「あなたはメシア、生ける神の子です」
(マタイによる福音書16:13-20)
ガリラヤでさまざまな病いや悩みにある者を癒し、五千人以上の人々に食べ物を与えて満腹にさせて、天の国(神の国)のたとえを群衆に話すこのイエスという人は誰なのか?
弟子たちやイエスの周りにいた多くの人がこの問いを持ち続けていたと思います。今回、私たちに与えられた福音書の箇所において弟子たちは「洗礼者ヨハネだと言う人、エリヤだと言う人、ほかに、エレミヤだとか、預言者の一人だと言う人もいます。」と答えます。エレミヤと洗礼者ヨハネは終末(この世の終わりと新たな始まり)を説く預言者と思われていました。そして、エリヤは終末のときに再び現れる預言者と思われていました。人々はイエスのことを彼らと同じように終末のときに現れる預言者と思っていたのかもしれません。かつて、預言者モーセはイスラエルの民をエジプトから導き出しました。イエスをモーセのような指導者と思ったのかもしれません。さらにエレミヤと洗礼者ヨハネに注視するとき、アッシリア制圧下で預言活動をしたエレミヤ、ヘロデ王体制下で活動した洗礼者ヨハネはそれぞれ、神がイスラエルを支配して抑圧する者を取り除いて新たな局面へ導くと預言しました。その局面に現れる「人の子」と呼ばれるメシア(救済者)のことをイエスだと思ったのかもしれません。

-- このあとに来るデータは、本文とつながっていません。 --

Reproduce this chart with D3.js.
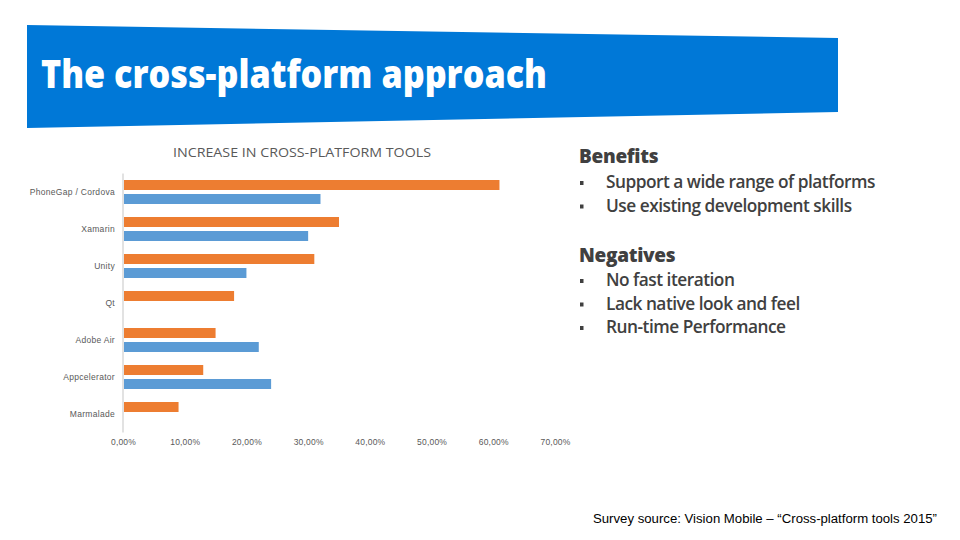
<!DOCTYPE html>
<html>
<head>
<meta charset="utf-8">
<script src="https://cdn.jsdelivr.net/npm/d3@7"></script>
<style>
  html, body { margin: 0; padding: 0; background: #fff; }
  svg { display: block; }
</style>
</head>
<body>
<svg id="chart" width="960" height="540"></svg>
<script>
// ---- Data ----
const categories = ["PhoneGap / Cordova", "Xamarin", "Unity", "Qt", "Adobe Air", "Appcelerator", "Marmalade"];
const seriesOrange = [61, 35, 31, 18, 15, 13, 9];        // upper bar of each pair
const seriesBlue   = [32, 30, 20, null, 22, 24, null];   // lower bar of each pair
const tickValues   = [0, 10, 20, 30, 40, 50, 60, 70];
const chartTitle   = "INCREASE IN CROSS-PLATFORM TOOLS";
const slideTitle   = "The cross-platform approach";
const benefits     = ["Support a wide range of platforms", "Use existing development skills"];
const negatives    = ["No fast iteration", "Lack native look and feel", "Run-time Performance"];
const sourceText   = "Survey source: Vision Mobile \u2013 \u201cCross-platform tools 2015\u201d";

const svg = d3.select("#chart");

// ---- Title banner ----
svg.append("path")
  .attr("d", "M27,25 L838,38 L838,112 L27,128 Z")
  .attr("fill", "#0078D7");
svg.append("text")
  .attr("x", 41).attr("y", 88)
  .attr("fill", "#fff")
  .attr("font-family", "'Open Sans', 'Noto Sans', sans-serif")
  .attr("font-weight", 800)
  .attr("font-size", 39)
  .attr("textLength", 506).attr("lengthAdjust", "spacingAndGlyphs")
  .text(slideTitle);

// ---- Chart ----
const x = d3.scaleLinear().domain([0, 70]).range([123, 555]);
const y = d3.scaleBand().domain(categories).range([173.5, 432.5]);

svg.append("text")
  .attr("x", 302).attr("y", 157)
  .attr("text-anchor", "middle")
  .attr("fill", "#595959")
  .attr("font-family", "'Open Sans', sans-serif")
  .attr("font-size", 12.5)
  .attr("textLength", 258).attr("lengthAdjust", "spacingAndGlyphs")
  .text(chartTitle);

const barH = 10;
const gOrange = svg.append("g");
gOrange.selectAll("rect").data(categories.map((c, i) => ({c, v: seriesOrange[i]})).filter(d => d.v != null))
  .join("rect")
  .attr("x", x(0) + 1)
  .attr("y", d => y(d.c) + y.bandwidth() / 2 - 12)
  .attr("width", d => x(d.v) - x(0) - 1)
  .attr("height", barH)
  .attr("fill", "#ED7D31");

const gBlue = svg.append("g");
gBlue.selectAll("rect").data(categories.map((c, i) => ({c, v: seriesBlue[i]})).filter(d => d.v != null))
  .join("rect")
  .attr("x", x(0) + 1)
  .attr("y", d => y(d.c) + y.bandwidth() / 2 + 2)
  .attr("width", d => x(d.v) - x(0) - 1)
  .attr("height", barH)
  .attr("fill", "#5B9BD5");

// vertical axis line
svg.append("line")
  .attr("x1", x(0)).attr("x2", x(0))
  .attr("y1", y.range()[0]).attr("y2", y.range()[1])
  .attr("stroke", "#D9D9D9").attr("stroke-width", 1.5);

// category labels
const yAxis = d3.axisLeft(y).tickSize(0).tickPadding(8);
const gy = svg.append("g").attr("transform", `translate(${x(0)},0)`).call(yAxis);
gy.select(".domain").remove();
gy.selectAll("text")
  .attr("fill", "#595959")
  .attr("font-family", "'Liberation Sans', sans-serif")
  .attr("font-size", 8.5)
  .attr("letter-spacing", 0.3);

// x tick labels
const xAxis = d3.axisBottom(x).tickValues(tickValues).tickSize(0).tickPadding(7)
  .tickFormat(d => d3.format(".2f")(d).replace(".", ",") + "%");
const gx = svg.append("g").attr("transform", `translate(0,${432})`).call(xAxis);
gx.select(".domain").remove();
gx.selectAll("text")
  .attr("fill", "#595959")
  .attr("font-family", "'Liberation Sans', sans-serif")
  .attr("font-size", 8.5)
  .attr("letter-spacing", 0.2);

// ---- Right text ----
const font2 = "'Open Sans', 'Noto Sans', sans-serif";
function heading(txt, yy) {
  svg.append("text").attr("x", 579).attr("y", yy)
    .attr("fill", "#404040").attr("font-family", font2).attr("font-weight", 800)
    .attr("font-size", 19).attr("letter-spacing", -0.3).text(txt);
}
function bullets(list, y0) {
  list.forEach((t, i) => {
    const yy = y0 + i * 23.5;
    svg.append("rect").attr("x", 580).attr("y", yy - 7).attr("width", 3.5).attr("height", 4).attr("fill", "#404040");
    svg.append("text").attr("x", 606).attr("y", yy)
      .attr("fill", "#404040").attr("font-family", font2).attr("font-weight", 600)
      .attr("font-size", 17.3).attr("letter-spacing", -0.5).text(t);
  });
}
heading("Benefits", 163);
bullets(benefits, 188);
heading("Negatives", 262);
bullets(negatives, 286);

// ---- Source ----
svg.append("text")
  .attr("x", 593).attr("y", 523)
  .attr("fill", "#000")
  .attr("font-family", "'Liberation Sans', sans-serif")
  .attr("font-size", 12.5)
  .attr("textLength", 344).attr("lengthAdjust", "spacingAndGlyphs")
  .text(sourceText);
</script>
</body>
</html>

さまざまな想像ができるわけですが、ここで、シモン・ペトロはイエスのことを「あなたはメシア、生ける神の子です」とイエスに答えます。ペトロのこの答えは、いま、教会に集う会衆がイエスに答えるときの大きな助けとなります。イエス・キリストは時空を超えて、今を生きる人々の魂を救済する生きる神の子です。このことに私たちが気が付いた時、それは私たちにとって大きな恵みなのだと思います。